The cell proliferation of Eca109 and TE-1 cells was determined with MTT assay kit (Sigma-Aldrich, St. Louis, MO, USA). To determine cell growth, ~5,000 cells were seeded into the wells of 96-well plates and transfected with miR-486-5p mimics (5 pmol) or the negative, scrambled control (5 pmol). MTT (20 µl; 5 mg/ml; Sigma-Aldrich) was added to each well at 0, 24, 48 and 72 h after transfection. Subsequent to incubation for 4 h, the MTT medium was removed and 150 µl dimethyl sulfoxide was added. After shaking for 15 min at room temperature, the optical density (OD) of each sample was determined with an Enzyme Immunoassay Instrument (Model 680 microplate reader; Bio-Rad Laboratories, Inc., Hercules, CA, USA) at a wavelength of 490/630 nm.

For apoptosis assays, Eca109 and TE-1 cells were cultured in 6-well plates at 37°C to a confluence of ~65% and transfected with miR-486-5p mimics or a negative control. After 48 h of transfection, Eca109 and TE-1 cells were harvested and washed twice with cold PBS, then resuspended in 10 µl 1X binding buffer (Invitrogen). Annexin V-FITC (5 µl; Invitrogen) and 10 µl propidium iodide was added to each sample. According to the manufacturer's protocol, the fluorescence of stained cells was then assessed by flow cytometer (Beckman Coulter, Inc., Brea, CA, USA) using 488 nm excitation within 30 min.

Statistical analysis was performed using the SPSS statistical software package (version 17.0; SPSS, Inc., Chicago, IL, USA). Statistical significance was determined by paired and Student's t-tests. P<0.05 and P<0.01 were considered to indicate a statistically significant difference.

RT-qPCR was used to determine expression levels of miR-486-5p in 35 paired ESCC tissues and adjacent normal tissues.
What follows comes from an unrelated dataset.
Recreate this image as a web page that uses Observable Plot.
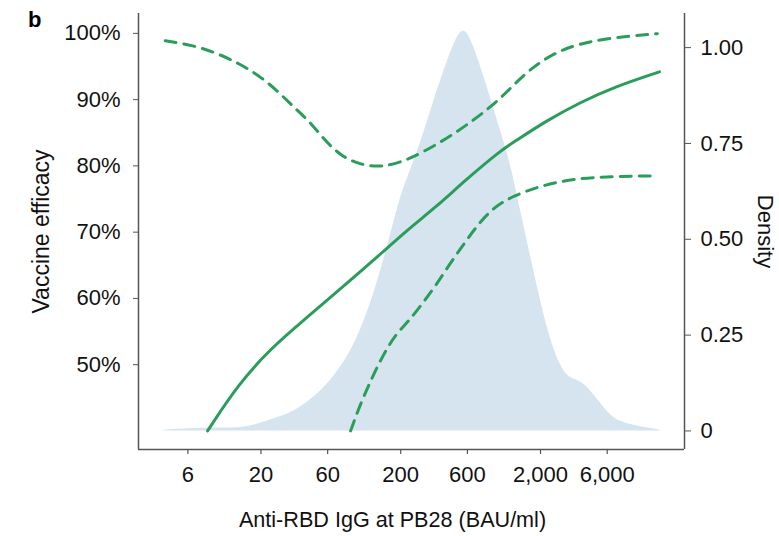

The relative expression of miR-486-5p in the 35 paired ESCC tissues and adjacent normal tissues are shown in Fig. 1A. miR-486-5p expression in ESCC tissues was significantly downregulated compared with those of the paired adjacent normal tissues (P<0.05) (Fig. 1B).

To analyze the function of miR-486-5p in ESCC, miR-486-5p mimics and negative controls were transfected into the ESCC cell lines, Eca109 and TE-1. Images of cells transfected with Fam-labeled negative control were obtained 6 h after transfection. As shown in Fig. 2A, the transfection efficiency was ~80 and ~85% in Eca109 and TE-1 cells, respectively. Compared with the negative control, the relative expression levels of miR-486-5p in Eca109 and TE-1 cells transfected with miR-486-5p mimics were 94- and 103-fold, respectively (P<0.05; Fig. 2B). The results demonstrated that miR-486-5p mimics were effective in upregulating the expression of miR-486-5p.

The effects of overexpression of miR-486-5p on cell migration of ESCC cells in vitro was determined by the use of a wound scratch assay. As shown in Fig. 3, the wound widths of Eca109 and TE-1 cells transfected with miR-486-5p mimics were wider (P<0.05) compared with those of the negative control group at 24 h. Thus, it was indicated that upregulation of miR-486-5p inhibited the cell migration of ESCC cells.

The impact of miR-486-5p on cell proliferation in ESCC cells was analyzed using an MTT assay. The OD values of the miR-486-5p mimic and negative control groups were measured at 0, 24, 48 and 72 h after transfection. The results showed that the proliferation of Eca109 cells decreased by 9.09, 15.71 and 19.84% (all P<0.05) at the respective aforementioned time-points, while the proliferation of TE-1 cells decreased by 8.89, 14.47 and 19.17% (all P<0.05; Fig. 4). These results suggest that the upregulation of miR-486-5p by mimics suppressed proliferation of ESCC cells in vitro.

To determine the effects of miR-486-5p on ESCC cell apoptosis, flow cytometry was used to determine the apoptosis rates after transfection. As shown in Fig. 5, apoptosis rates of Eca109 cells transfected with miR-486-5p mimics and those of the negative control were 9.7 and 3.4%, respectively (P<0.01) 48 h after transfection. The apoptosis rates of TE-1 cells were 10.4 and 4.4%, respectively (P<0.01) subsequent to transfection (Fig. 5). Thus suggesting that the restoration of miR-486-5p expression levels induced ESCC cell apoptosis.